=== Brief ===
Filter the entries, keeping every line with the word "this".

=== Data to process ===
+++

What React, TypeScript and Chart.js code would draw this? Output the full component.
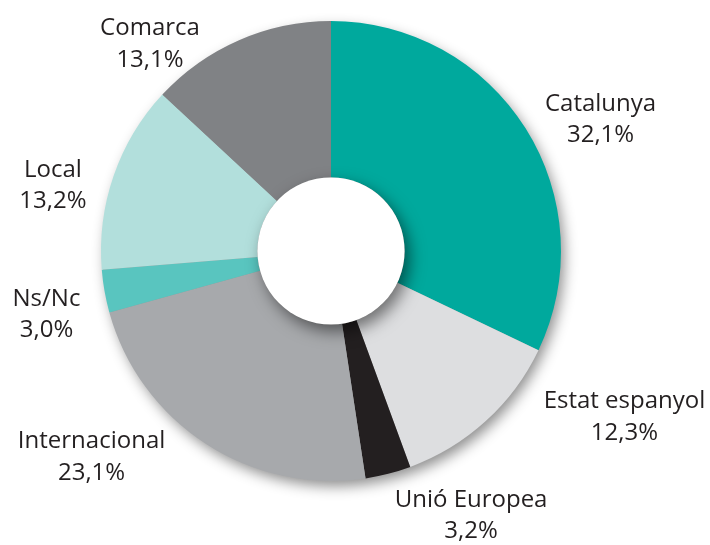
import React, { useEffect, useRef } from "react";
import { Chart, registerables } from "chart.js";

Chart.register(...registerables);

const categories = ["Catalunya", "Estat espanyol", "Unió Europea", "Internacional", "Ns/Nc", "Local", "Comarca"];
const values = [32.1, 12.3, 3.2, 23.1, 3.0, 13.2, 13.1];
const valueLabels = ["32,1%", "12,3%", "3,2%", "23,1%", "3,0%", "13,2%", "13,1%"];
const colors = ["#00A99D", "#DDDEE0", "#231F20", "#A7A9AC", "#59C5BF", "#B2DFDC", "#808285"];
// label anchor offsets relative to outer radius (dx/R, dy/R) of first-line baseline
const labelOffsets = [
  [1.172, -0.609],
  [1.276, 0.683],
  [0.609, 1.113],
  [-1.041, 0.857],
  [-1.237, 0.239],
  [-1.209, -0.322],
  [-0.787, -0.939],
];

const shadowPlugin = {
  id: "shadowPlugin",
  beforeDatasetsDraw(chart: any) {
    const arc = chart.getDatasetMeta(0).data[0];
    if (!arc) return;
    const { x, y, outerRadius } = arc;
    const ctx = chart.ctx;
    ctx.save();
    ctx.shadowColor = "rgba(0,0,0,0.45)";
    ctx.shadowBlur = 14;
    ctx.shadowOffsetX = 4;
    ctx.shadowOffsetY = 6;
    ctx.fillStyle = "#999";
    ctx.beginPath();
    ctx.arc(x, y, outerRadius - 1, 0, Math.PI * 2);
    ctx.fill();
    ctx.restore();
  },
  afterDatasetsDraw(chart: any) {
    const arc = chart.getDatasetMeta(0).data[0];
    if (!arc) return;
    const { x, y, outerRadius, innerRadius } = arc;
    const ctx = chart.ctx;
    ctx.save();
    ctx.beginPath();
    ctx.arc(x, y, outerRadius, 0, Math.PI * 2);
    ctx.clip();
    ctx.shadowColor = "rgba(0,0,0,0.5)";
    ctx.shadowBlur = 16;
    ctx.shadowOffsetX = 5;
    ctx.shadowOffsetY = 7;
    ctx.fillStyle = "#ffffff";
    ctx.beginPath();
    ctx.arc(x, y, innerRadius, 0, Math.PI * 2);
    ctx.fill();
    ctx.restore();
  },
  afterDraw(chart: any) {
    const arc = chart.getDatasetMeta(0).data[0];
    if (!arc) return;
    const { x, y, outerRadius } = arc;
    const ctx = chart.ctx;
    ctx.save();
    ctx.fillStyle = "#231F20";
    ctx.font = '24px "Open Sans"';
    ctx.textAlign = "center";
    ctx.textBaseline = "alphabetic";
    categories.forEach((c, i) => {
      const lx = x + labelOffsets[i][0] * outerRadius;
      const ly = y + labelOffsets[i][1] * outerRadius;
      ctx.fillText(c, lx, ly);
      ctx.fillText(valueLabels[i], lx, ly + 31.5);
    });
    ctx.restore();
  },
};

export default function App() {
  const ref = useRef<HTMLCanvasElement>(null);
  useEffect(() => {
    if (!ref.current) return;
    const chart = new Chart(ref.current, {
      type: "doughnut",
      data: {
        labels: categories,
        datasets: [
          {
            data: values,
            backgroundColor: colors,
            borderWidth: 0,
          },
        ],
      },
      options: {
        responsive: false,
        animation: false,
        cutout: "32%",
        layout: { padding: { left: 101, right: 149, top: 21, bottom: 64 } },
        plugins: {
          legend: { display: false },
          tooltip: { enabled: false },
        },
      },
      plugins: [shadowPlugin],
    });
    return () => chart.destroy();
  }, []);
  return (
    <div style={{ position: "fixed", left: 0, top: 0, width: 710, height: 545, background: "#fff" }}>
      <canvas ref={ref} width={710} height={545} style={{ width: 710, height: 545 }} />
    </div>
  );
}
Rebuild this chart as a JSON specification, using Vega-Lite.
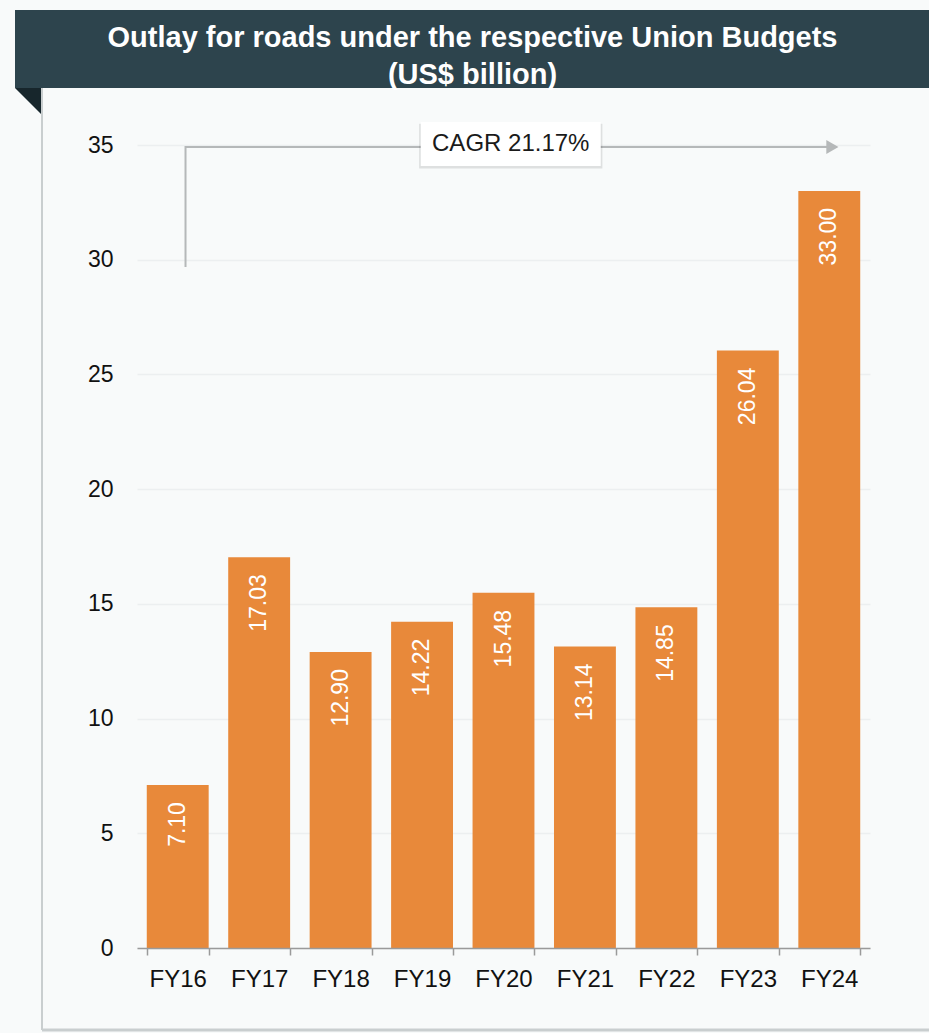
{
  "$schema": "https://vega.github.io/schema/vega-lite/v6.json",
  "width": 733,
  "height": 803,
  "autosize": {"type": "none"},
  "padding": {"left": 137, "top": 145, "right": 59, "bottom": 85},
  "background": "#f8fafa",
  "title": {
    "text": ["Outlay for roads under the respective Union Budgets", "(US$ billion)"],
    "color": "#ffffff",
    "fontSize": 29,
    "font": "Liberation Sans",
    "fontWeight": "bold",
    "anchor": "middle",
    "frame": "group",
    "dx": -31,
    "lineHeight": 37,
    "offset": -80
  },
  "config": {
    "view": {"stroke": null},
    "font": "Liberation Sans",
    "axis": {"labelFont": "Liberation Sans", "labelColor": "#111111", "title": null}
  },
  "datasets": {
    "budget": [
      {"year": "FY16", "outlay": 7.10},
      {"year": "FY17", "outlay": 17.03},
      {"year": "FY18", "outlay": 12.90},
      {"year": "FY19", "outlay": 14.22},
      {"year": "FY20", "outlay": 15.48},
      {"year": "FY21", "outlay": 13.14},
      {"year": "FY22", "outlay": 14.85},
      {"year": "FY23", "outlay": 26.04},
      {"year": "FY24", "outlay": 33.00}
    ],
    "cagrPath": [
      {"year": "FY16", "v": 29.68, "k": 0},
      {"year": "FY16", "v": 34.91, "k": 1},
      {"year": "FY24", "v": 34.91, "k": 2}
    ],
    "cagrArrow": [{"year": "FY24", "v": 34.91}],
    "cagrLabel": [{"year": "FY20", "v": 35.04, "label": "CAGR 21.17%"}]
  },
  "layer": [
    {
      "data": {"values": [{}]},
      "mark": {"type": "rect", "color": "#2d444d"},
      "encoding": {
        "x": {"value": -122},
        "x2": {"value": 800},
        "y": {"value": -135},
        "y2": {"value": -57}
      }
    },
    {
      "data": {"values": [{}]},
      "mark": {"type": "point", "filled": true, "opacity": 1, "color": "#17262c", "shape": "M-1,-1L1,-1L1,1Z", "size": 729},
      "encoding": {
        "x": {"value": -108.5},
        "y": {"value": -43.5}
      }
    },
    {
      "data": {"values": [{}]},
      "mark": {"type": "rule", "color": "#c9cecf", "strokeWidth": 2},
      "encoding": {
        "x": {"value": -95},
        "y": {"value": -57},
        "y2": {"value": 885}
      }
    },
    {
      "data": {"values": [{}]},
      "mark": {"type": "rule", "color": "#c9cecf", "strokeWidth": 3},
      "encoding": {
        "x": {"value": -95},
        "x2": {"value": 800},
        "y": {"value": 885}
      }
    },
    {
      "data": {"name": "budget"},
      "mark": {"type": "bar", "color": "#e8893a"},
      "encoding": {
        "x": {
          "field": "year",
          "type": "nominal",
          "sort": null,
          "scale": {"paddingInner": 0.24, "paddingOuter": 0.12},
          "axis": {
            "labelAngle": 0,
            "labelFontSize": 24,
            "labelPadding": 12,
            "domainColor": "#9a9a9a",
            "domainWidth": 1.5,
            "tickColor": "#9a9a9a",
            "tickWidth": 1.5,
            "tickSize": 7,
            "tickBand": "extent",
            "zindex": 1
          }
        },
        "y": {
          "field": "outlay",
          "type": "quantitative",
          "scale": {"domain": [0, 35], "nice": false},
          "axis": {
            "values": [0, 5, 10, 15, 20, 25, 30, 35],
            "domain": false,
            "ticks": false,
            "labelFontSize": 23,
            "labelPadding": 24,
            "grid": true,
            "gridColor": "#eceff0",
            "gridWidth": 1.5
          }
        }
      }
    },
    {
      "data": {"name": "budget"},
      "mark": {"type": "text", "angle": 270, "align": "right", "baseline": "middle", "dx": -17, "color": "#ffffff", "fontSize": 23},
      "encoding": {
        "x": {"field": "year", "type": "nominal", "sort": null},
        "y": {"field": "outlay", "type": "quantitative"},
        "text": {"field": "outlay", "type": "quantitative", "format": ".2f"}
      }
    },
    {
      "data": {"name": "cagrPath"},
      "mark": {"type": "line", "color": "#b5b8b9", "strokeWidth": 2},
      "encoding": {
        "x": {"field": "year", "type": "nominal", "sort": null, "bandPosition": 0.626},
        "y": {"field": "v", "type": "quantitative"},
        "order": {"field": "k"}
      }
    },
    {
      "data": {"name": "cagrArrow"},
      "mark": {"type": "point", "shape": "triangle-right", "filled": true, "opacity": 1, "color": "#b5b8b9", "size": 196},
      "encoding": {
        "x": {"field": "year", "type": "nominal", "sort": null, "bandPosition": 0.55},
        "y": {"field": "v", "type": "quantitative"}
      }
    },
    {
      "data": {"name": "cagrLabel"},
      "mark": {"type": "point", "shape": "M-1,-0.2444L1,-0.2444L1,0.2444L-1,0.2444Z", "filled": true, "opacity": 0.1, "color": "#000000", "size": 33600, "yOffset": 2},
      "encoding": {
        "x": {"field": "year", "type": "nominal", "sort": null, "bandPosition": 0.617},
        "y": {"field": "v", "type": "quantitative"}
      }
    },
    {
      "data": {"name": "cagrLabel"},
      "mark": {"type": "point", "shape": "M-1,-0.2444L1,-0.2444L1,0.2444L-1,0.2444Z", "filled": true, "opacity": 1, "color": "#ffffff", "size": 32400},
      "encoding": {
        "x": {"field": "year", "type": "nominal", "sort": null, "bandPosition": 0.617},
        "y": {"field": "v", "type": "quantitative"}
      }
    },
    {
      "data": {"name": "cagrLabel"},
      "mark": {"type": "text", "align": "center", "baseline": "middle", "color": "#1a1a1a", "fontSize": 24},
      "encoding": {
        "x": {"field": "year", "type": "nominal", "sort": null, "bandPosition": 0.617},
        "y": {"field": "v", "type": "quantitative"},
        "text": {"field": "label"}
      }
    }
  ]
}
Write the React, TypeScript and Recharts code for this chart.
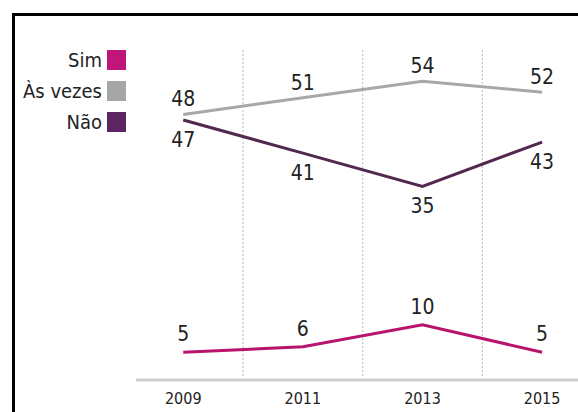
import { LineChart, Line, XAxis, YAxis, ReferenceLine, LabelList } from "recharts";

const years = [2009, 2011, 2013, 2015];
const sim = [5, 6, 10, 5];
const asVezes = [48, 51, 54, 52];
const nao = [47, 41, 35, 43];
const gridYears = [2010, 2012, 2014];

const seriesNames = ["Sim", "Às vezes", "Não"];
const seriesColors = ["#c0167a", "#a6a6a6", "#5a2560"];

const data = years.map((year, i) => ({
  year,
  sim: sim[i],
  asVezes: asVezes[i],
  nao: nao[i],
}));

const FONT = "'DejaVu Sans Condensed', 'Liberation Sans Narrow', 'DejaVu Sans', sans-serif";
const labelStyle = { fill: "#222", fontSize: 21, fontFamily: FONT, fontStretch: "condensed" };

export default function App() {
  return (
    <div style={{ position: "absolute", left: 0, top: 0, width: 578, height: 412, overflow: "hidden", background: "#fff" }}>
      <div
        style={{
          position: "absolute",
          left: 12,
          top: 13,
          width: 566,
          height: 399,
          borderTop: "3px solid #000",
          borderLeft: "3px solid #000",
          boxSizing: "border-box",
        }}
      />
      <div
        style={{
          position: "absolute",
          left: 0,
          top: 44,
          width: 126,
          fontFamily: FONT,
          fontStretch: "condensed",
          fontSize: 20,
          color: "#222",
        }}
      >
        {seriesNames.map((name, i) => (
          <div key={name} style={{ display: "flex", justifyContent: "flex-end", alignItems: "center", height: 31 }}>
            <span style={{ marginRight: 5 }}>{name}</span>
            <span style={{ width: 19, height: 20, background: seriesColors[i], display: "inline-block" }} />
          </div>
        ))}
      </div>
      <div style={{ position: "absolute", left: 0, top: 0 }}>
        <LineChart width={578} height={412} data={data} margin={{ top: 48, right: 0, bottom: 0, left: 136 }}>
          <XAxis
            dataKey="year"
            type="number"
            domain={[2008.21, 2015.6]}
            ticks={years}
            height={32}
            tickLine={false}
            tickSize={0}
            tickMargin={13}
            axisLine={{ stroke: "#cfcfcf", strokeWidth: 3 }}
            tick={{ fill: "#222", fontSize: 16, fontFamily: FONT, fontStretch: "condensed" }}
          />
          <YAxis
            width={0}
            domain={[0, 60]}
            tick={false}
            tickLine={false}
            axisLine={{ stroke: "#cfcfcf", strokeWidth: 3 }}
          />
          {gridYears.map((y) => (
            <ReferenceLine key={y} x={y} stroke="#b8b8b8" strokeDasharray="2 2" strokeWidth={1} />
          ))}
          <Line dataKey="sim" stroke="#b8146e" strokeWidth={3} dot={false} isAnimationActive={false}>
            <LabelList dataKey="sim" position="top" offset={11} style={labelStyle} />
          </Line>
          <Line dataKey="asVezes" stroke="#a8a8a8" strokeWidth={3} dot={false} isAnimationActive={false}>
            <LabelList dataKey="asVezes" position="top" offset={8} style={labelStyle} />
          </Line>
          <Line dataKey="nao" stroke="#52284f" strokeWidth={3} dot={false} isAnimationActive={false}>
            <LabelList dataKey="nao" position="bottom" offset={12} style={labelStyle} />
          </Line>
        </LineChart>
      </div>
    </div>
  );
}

+++

=== Complete answer ===
What React, TypeScript and Chart.js code would draw this? Output the full component.
Rebuild this chart as a JSON specification, using Vega-Lite.
Write the React, TypeScript and Recharts code for this chart.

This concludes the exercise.